RMBS Market Faces Minimal Exposure to Katrina Damage

Standard & Poor's executives Ernestine Warner and Robert Pollsen authored a report, "For U.S. RMBS, Minimal Exposure Provides Shelter From Katrina." This viewpoint is an excerpt from the full report.

Despite the devastating impact of Hurricane Katrina on thousands of residents living along the Gulf Coast, the effect on residential mortgage-backed securities rated by Standard & Poor's remains benign. Given the relatively limited exposure of Standard & Poor's RMBS portfolio to the affected areas, overall ratings performance has remained strong during the months since Katrina and last year's other severe storms.

Immediately following Katrina, Standard & Poor's identified just over 3,600 transactions that had loans in the affected ZIP codes throughout Alabama, Florida, Louisiana and Mississippi. Since that time, our Katrina-specific monitoring has focused on transactions that initially had at least 1% of their loans in FEMA-designated federal disaster areas. At the time of our initial report in September 2005, we identified approximately 400 transactions that originally had more than 1% of loans in the affected areas. Throughout our monitoring, our analytical focus has been on delinquencies and loss performance, credit-enhancement structure, and actual and projected credit support. While we have seen increased delinquencies in many of the pools, this upward trend has not yet translated into losses in the individual mortgage pools. As of April 2006, we have taken no negative rating actions on the 400 transactions determined to have increased risk due to property concentrations in the affected areas.

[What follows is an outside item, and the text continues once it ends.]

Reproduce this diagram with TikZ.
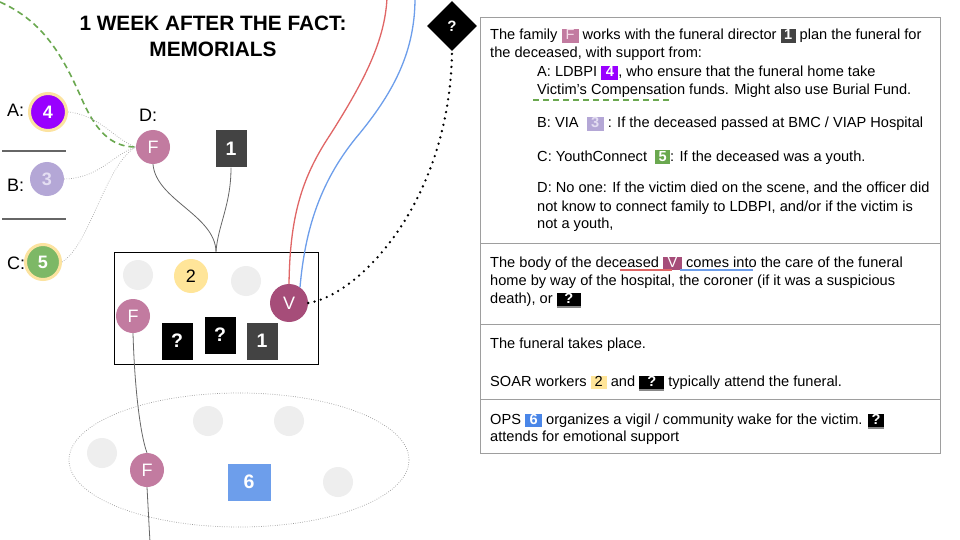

Since our initial report last September, 478 of the potentially affected transactions have paid in full. To assess the number of outstanding transactions issued between January 2000 and September 2005 with exposure to Katrina-affected areas, we ran an updated query of the original files using Standard & Poor's Trends database, which identified 3,151 transactions. Of these 3,151 transactions, many had loans in Florida, but none that were in FEMA-designated disaster areas. As such, this review does not cover those transactions.

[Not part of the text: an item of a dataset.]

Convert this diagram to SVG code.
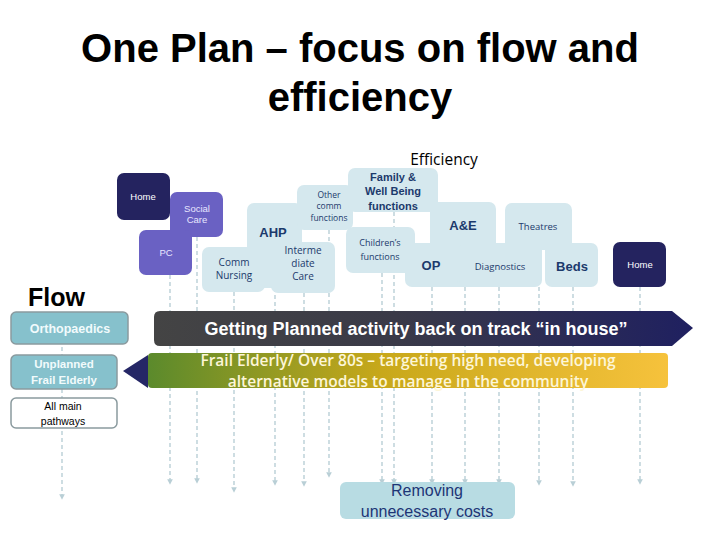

Loans from the remaining three states continue to appear in a significant number of the transactions, but they generally represent less than 1% of the original cutoff date principal balances.

On average, transactions with loans from disaster areas in Alabama had only a 0.08% concentration of loans from the affected ZIP codes. Additionally, only 10 had more than a 1% concentration. On average, transactions with loans from disaster areas in Mississippi had only a 0.16% concentration from the affected ZIP codes, and only 45 transactions had more than a 1% concentration. Transactions with loans in the FEMA-designated areas from Louisiana, on average, had a 0.43% concentration from the affected ZIP codes, and 324 transactions had more than a 1% concentration.

As of month-end April 2006, the 10 transactions with at least 1% initial pool composition of loans from the affected areas in Alabama continue to perform well, with no significant delinquency deterioration in any of the pools.

Transactions with more than a 1% exposure to affected collateral in Mississippi, with few exceptions, continue to perform well. At this time, lackluster performance of any affected transaction has not been directly linked to properties affected by the hurricane.

Transactions with exposure to the affected ZIP codes in Louisiana are collateralized by many residential mortgage collateral types. Subprime is the most common (201), followed by scratch-and-dent (56), high combined loan-to-value (35), alt-A (29) and prime jumbo (19). Most of these transactions are performing very well. Delinquencies and cumulative losses remain very much in line with the averages for the related collateral types. Credit enhancement at the lowest rating level in each transaction is substantial, and it exceeds the severely delinquent loan percentage in many of the pools. Cumulative losses are also in line with averages for the related collateral types, and we have noted no unusual increases for these transactions.

Due to the sheer devastation caused by Hurricane Katrina, we anticipate a slight rise in delinquencies among the transactions collateralized by loans in the affected ZIP codes. The increase will be due to mortgagors dealing with personal tragedy, the general decimation of local infrastructures, and the loss of employment. Catastrophe experts estimate that it will be many months before residents in the hardest-hit areas can return home, if ever. Servicers are expected to continue advancing for delinquent interest and principal until the advances are deemed non-recoverable.

Given the huge impact of last year's hurricanes and the long road to recovery ahead, Standard & Poor's will continue to keep the market informed of any new developments with regard to rated RMBS transactions as the issue evolves.